When Othello asks Desdemona what she's been doing, she tells him she's been talking to a suitor, which could mean "a man who has a romantic interest," but in this case means "someone who needs something from her." Desdemona then asks Othello when he'll consider listening to Cassio's suit. Othello says not now.

When she exits, Iago piles on the inferences. That, for example, "She did deceive her father, marrying you, and when she seemed to shake and fear your looks she loved them most." When Desdemona re-enters the scene, to inform him that his dinner guests await, he tells her he has a headache, she offers her handkerchief, he rejects it and it falls to the ground.

Emilia picks it up, then Iago demands it. It's the perfect object to plant in Cassio's quarters. Othello's increasing jealousy is exacerbated by Iago's claim that he's heard Cassio talk in his sleep about having sex with Desdemona. He claims he's seen Cassio with the handkerchief. Othello swears he'll kill Desdemona. Iago promises to kill Cassio.


This long scene demonstrates Iago's method of leading Othello to think the worst possible thoughts about his wife. He does this by suggesting possibilities, by indirection, and by innuendo. It also provides the material—the handkerchief—for the "ocular proof" Othello demands at the scene's end.

For anyone studying this play, it's crucial to pay close attention to the method Iago deploys to trap Othello. It begins with his language early in the scene, at line 35 quoted above: "Nothing, my lord. Or if, I know not what." The inference is that Iago knows something he'd rather not say. This temptation proves too strong for a man who already has reason to feel doubt in his status in Venice, since he's an outsider, and in his marriage, which he has had to begin in secret.

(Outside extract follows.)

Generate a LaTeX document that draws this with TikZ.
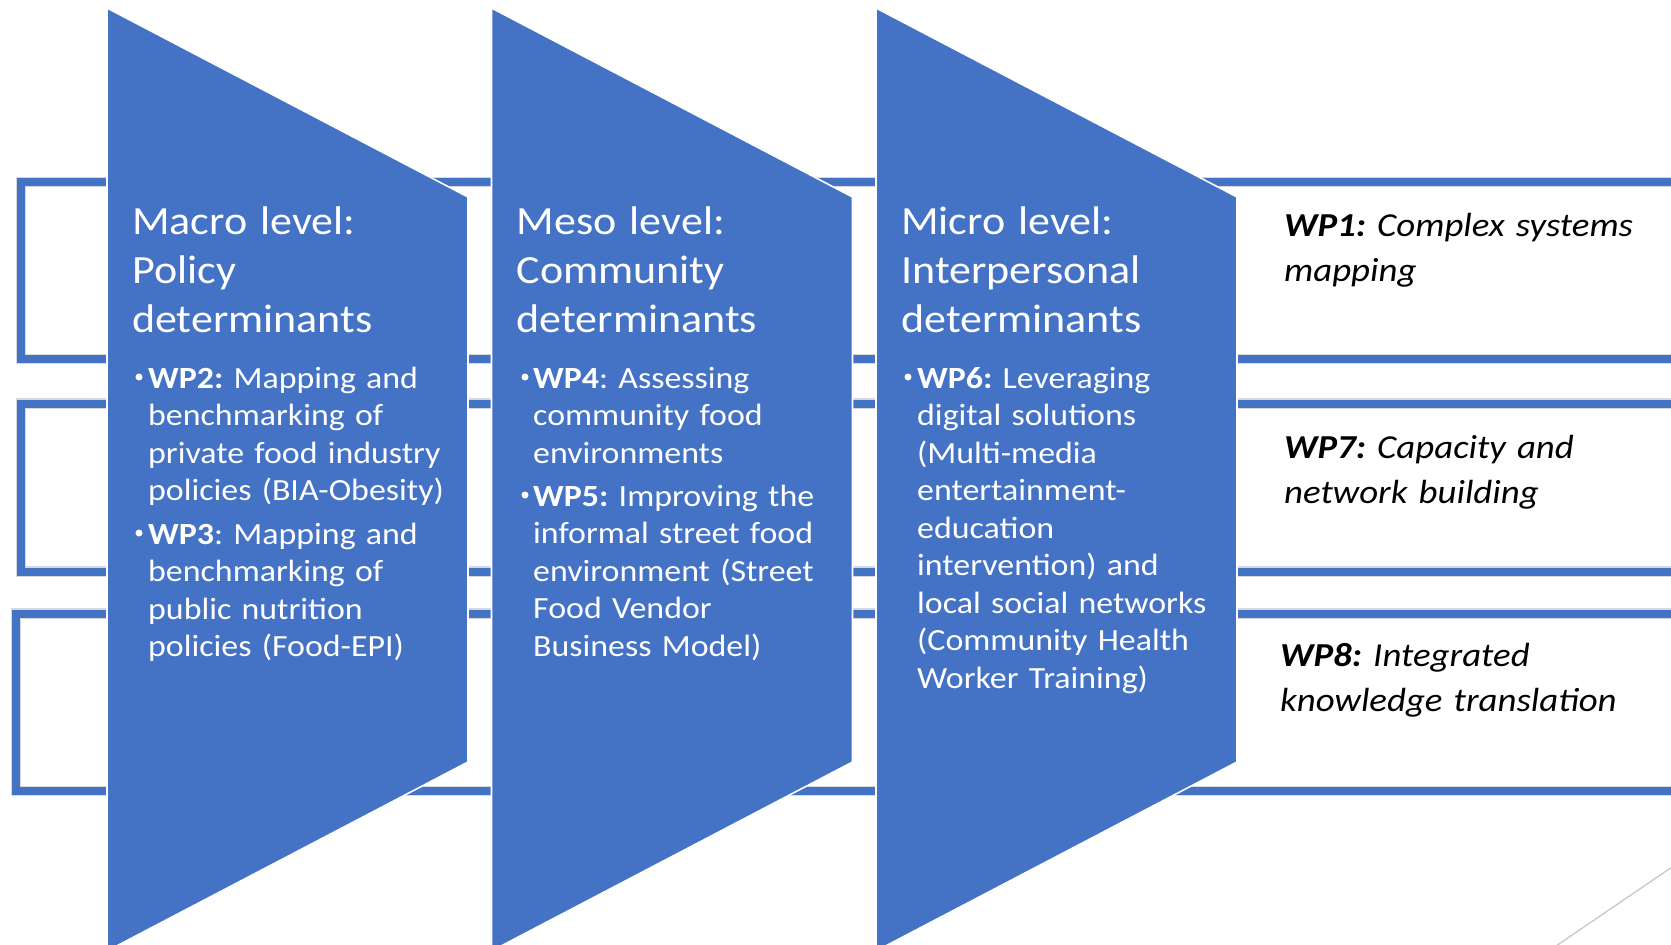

In Iago's language are traps set specifically for a character he has carefully observed for weaknesses and vulnerabilities. Iago's greatest weapon is to turn his victims' deepest desires against themselves: the confidence Othello shows in Act 1, when he confronts Brabantio and the Duke, is shattered when he believes Desdemona has betrayed him. As Othello says in this scene: "Perdition catch my soul but I do love thee, and when I love thee not, chaos is come again."